The following sources are suggested to perform data gathering for both internal and external sources:
You can use internal data, like files, documents, spreadsheets, emails, support tickets, chat conversations and more. You may already have this data in your own databases or tools that you use every day:
Customer Support / Interaction:
- Hubspot CRM
You usually have ways to export this data either by using an export function into CSV files or by using an API.
Tools like Zapier or IFTTT can be very helpful getting your training data, especially if you don’t have coding experience.

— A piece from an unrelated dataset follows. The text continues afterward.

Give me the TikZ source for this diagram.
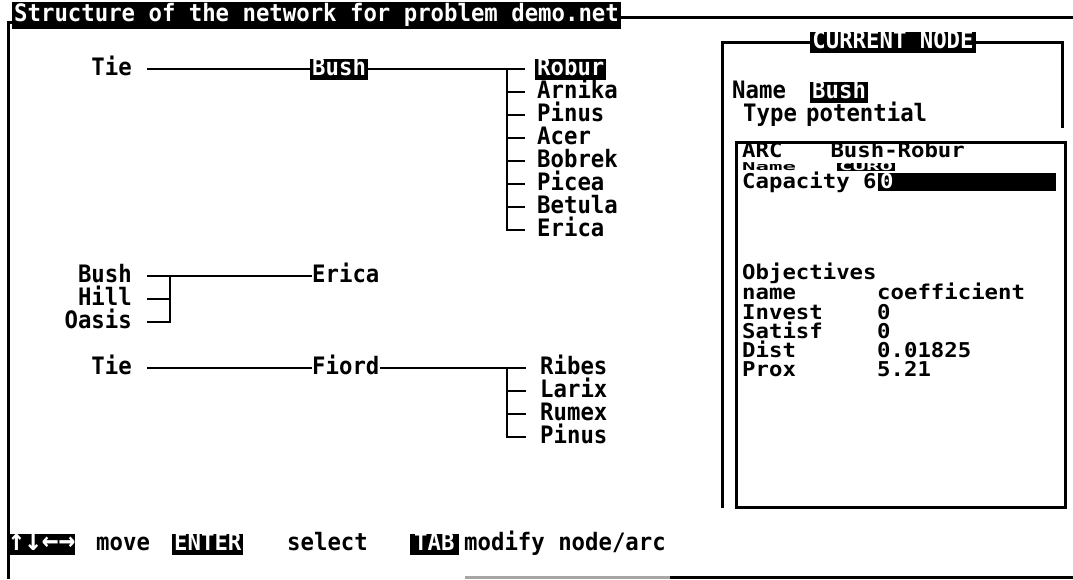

You can use them to connect to the tools that you use every day through the API but without coding
Otherwise, you can gather data automatically or programmatically from the web by using some of the following tools:
Web Scraping tools:
- Scrapy web scraping framework.
- Beautiful Soup framework.
- Screen scraping tools like Portia, Kimono or Import.io
APIs provided by sites and companies (some free and some commercial), eg:
- Twitter public API for tweets.
- AngelList API for company data.
- Wikipedia API for articles.
- Yelp API for local businesses and reviews.
- Data.gov API for US government data.
- eBay API for retail product data.
- Foursquare API for places data.
Manually / Semi-automatically:
- Doing manual searches within the corresponding website’s search bar using related keywords to each category, and manually copying and pasting the title and content.
- Doing a manual search in Google with related keywords and restricting to a particular domain.
Any other particular tool or technique that you are familiar with.